TASK GOAL
Write out, word for word, the stretch of lines beginning at the one with "Emit a LaTeX" and ending at the one with "(21,48) -- cycle;", omitting the images.

Figure scripts:
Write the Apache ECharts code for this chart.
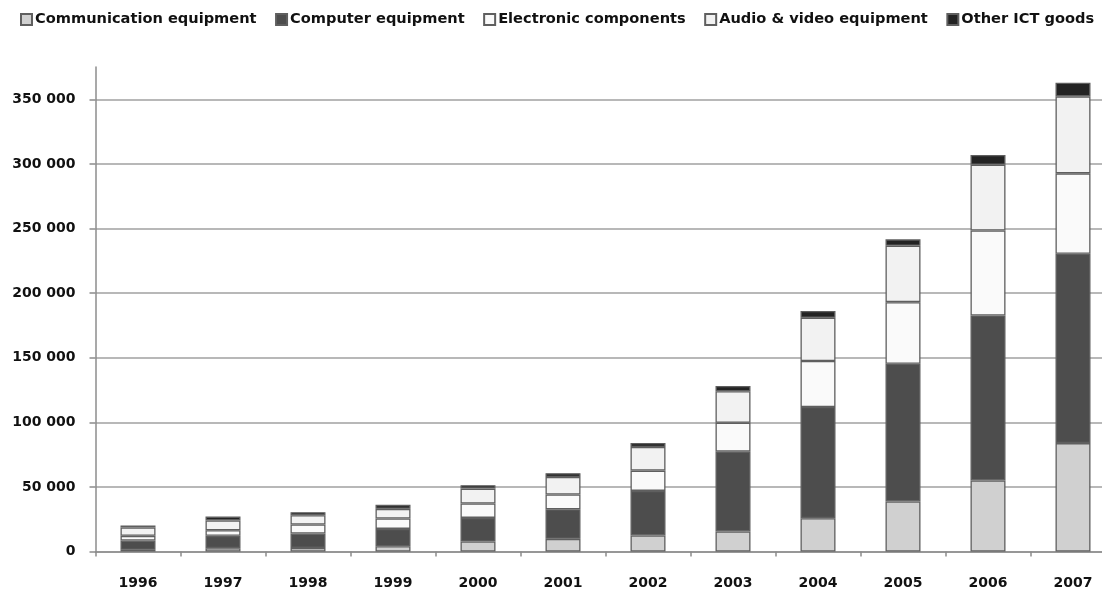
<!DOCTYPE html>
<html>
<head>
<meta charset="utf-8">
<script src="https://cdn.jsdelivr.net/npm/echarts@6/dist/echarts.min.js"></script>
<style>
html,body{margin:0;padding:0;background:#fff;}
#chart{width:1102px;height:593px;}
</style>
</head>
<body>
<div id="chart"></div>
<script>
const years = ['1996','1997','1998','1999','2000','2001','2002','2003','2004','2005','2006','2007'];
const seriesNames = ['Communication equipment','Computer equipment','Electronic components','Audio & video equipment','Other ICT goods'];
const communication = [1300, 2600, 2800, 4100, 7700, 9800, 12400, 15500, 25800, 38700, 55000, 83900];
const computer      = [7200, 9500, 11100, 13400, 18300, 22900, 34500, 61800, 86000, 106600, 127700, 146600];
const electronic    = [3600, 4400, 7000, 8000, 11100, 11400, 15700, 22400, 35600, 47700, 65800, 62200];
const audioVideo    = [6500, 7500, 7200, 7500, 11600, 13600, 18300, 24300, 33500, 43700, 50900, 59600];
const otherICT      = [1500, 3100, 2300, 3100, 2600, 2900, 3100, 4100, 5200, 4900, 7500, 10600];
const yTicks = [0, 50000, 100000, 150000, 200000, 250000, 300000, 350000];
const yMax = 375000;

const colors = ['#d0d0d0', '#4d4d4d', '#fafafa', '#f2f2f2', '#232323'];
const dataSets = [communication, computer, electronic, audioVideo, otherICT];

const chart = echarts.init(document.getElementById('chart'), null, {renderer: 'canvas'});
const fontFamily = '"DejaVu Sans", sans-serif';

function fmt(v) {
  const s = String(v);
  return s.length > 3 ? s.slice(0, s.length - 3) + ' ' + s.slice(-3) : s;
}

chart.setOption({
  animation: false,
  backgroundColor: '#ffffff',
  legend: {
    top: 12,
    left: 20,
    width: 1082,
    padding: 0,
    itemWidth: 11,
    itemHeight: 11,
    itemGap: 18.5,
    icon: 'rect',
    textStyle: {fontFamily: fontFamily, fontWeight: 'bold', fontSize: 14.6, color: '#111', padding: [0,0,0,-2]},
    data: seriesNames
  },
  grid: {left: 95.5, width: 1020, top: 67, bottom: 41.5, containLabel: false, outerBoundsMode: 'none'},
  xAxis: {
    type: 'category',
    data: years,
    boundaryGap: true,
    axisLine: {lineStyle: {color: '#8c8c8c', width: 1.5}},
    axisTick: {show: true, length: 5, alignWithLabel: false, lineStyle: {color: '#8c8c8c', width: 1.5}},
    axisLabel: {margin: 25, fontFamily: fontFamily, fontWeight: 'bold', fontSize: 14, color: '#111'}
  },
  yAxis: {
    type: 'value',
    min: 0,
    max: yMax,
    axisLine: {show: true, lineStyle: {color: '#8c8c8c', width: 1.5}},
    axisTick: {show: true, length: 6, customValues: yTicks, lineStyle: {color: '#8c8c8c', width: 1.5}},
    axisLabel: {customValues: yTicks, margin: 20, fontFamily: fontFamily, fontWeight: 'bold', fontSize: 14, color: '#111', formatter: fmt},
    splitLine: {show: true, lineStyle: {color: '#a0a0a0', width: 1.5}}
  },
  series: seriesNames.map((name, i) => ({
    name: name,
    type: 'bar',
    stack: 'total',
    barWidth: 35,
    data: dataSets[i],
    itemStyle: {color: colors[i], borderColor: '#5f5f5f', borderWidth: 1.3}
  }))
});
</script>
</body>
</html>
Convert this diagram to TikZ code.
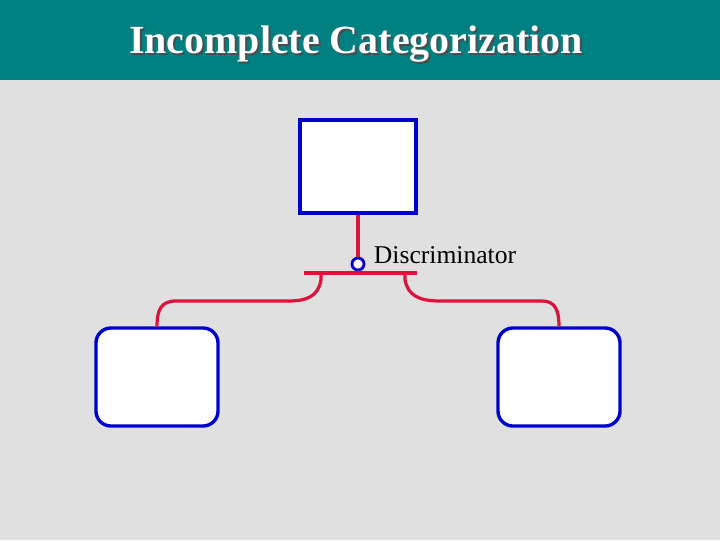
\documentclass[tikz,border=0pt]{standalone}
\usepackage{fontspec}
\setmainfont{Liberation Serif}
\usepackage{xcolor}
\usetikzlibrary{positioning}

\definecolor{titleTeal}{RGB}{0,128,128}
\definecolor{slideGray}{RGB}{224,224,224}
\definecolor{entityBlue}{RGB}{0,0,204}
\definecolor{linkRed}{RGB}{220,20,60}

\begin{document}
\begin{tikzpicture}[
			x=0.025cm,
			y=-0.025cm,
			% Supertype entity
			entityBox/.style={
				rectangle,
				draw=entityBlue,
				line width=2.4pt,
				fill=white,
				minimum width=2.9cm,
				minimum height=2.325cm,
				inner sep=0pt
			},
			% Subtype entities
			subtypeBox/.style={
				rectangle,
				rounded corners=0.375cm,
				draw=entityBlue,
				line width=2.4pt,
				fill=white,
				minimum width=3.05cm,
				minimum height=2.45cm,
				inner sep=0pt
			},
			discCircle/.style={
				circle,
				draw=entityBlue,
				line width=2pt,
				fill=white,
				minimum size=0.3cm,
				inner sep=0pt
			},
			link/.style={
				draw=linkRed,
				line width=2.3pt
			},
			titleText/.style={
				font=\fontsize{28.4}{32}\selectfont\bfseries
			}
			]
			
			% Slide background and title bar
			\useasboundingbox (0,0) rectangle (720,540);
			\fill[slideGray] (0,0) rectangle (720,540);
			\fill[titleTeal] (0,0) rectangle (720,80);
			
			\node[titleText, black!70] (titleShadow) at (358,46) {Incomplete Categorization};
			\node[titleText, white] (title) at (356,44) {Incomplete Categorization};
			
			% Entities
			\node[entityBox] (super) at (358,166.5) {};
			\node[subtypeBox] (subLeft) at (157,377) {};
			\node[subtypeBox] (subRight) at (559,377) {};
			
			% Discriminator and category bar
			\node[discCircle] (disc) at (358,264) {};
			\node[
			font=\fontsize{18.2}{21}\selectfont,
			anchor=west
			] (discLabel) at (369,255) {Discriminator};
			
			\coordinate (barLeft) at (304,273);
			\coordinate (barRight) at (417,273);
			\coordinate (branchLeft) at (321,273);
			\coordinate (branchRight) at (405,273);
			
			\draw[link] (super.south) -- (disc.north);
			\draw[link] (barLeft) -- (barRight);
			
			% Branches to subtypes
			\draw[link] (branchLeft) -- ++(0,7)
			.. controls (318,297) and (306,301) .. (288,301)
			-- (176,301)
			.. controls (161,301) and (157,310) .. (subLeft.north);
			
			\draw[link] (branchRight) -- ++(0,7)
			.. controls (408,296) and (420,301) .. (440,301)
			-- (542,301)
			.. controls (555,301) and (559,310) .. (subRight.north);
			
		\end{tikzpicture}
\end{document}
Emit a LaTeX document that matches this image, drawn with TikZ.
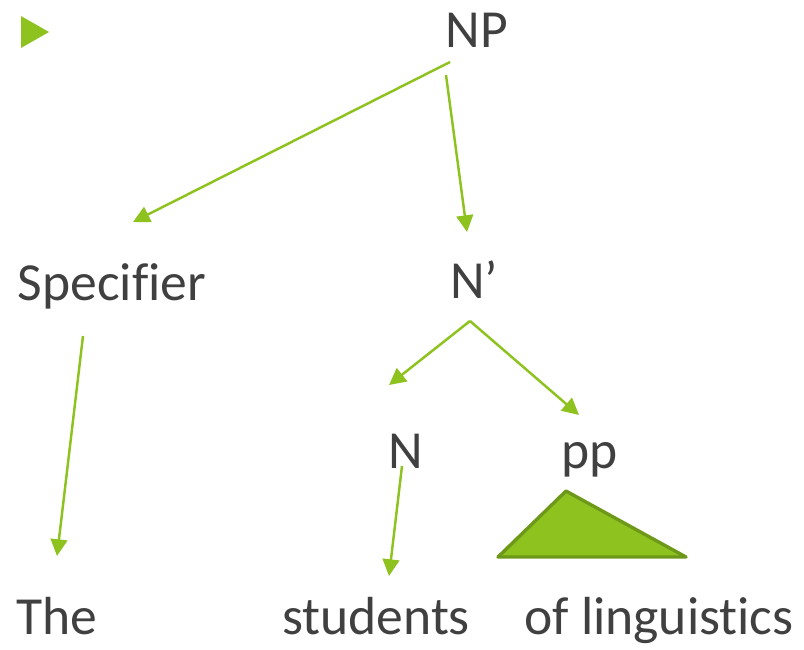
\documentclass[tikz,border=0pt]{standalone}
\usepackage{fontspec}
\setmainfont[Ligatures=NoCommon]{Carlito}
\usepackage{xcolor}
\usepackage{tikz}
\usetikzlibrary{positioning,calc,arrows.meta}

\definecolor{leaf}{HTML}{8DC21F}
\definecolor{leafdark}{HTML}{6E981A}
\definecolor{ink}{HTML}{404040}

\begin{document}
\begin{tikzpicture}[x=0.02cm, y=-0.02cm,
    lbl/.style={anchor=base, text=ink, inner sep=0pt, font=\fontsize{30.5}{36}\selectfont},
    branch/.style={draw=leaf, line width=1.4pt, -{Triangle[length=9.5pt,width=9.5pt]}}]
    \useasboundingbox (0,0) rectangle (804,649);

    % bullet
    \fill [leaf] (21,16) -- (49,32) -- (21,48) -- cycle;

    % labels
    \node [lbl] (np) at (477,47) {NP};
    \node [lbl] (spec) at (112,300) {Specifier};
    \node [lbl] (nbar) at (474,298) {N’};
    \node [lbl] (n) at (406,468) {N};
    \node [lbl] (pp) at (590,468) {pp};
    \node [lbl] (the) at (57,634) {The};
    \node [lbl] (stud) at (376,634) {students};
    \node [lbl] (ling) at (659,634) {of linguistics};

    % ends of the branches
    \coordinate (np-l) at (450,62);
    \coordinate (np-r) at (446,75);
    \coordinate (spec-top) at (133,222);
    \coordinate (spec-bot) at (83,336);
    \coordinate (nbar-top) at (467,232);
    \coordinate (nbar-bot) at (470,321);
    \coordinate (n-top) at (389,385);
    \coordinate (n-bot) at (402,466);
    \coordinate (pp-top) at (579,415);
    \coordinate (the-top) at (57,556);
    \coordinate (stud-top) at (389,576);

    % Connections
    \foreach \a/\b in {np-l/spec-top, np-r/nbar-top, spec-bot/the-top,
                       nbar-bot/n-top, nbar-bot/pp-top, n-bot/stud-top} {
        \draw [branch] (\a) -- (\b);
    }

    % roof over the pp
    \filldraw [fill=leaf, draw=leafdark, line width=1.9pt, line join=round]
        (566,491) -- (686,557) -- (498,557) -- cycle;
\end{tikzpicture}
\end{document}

EXERCISE SOLUTION
Emit a LaTeX document that matches this image, drawn with TikZ.
\documentclass[tikz,border=0pt]{standalone}
\usepackage{fontspec}
\setmainfont[Ligatures=NoCommon]{Carlito}
\usepackage{xcolor}
\usepackage{tikz}
\usetikzlibrary{positioning,calc,arrows.meta}

\definecolor{leaf}{HTML}{8DC21F}
\definecolor{leafdark}{HTML}{6E981A}
\definecolor{ink}{HTML}{404040}

\begin{document}
\begin{tikzpicture}[x=0.02cm, y=-0.02cm,
    lbl/.style={anchor=base, text=ink, inner sep=0pt, font=\fontsize{30.5}{36}\selectfont},
    branch/.style={draw=leaf, line width=1.4pt, -{Triangle[length=9.5pt,width=9.5pt]}}]
    \useasboundingbox (0,0) rectangle (804,649);

    % bullet
    \fill [leaf] (21,16) -- (49,32) -- (21,48) -- cycle;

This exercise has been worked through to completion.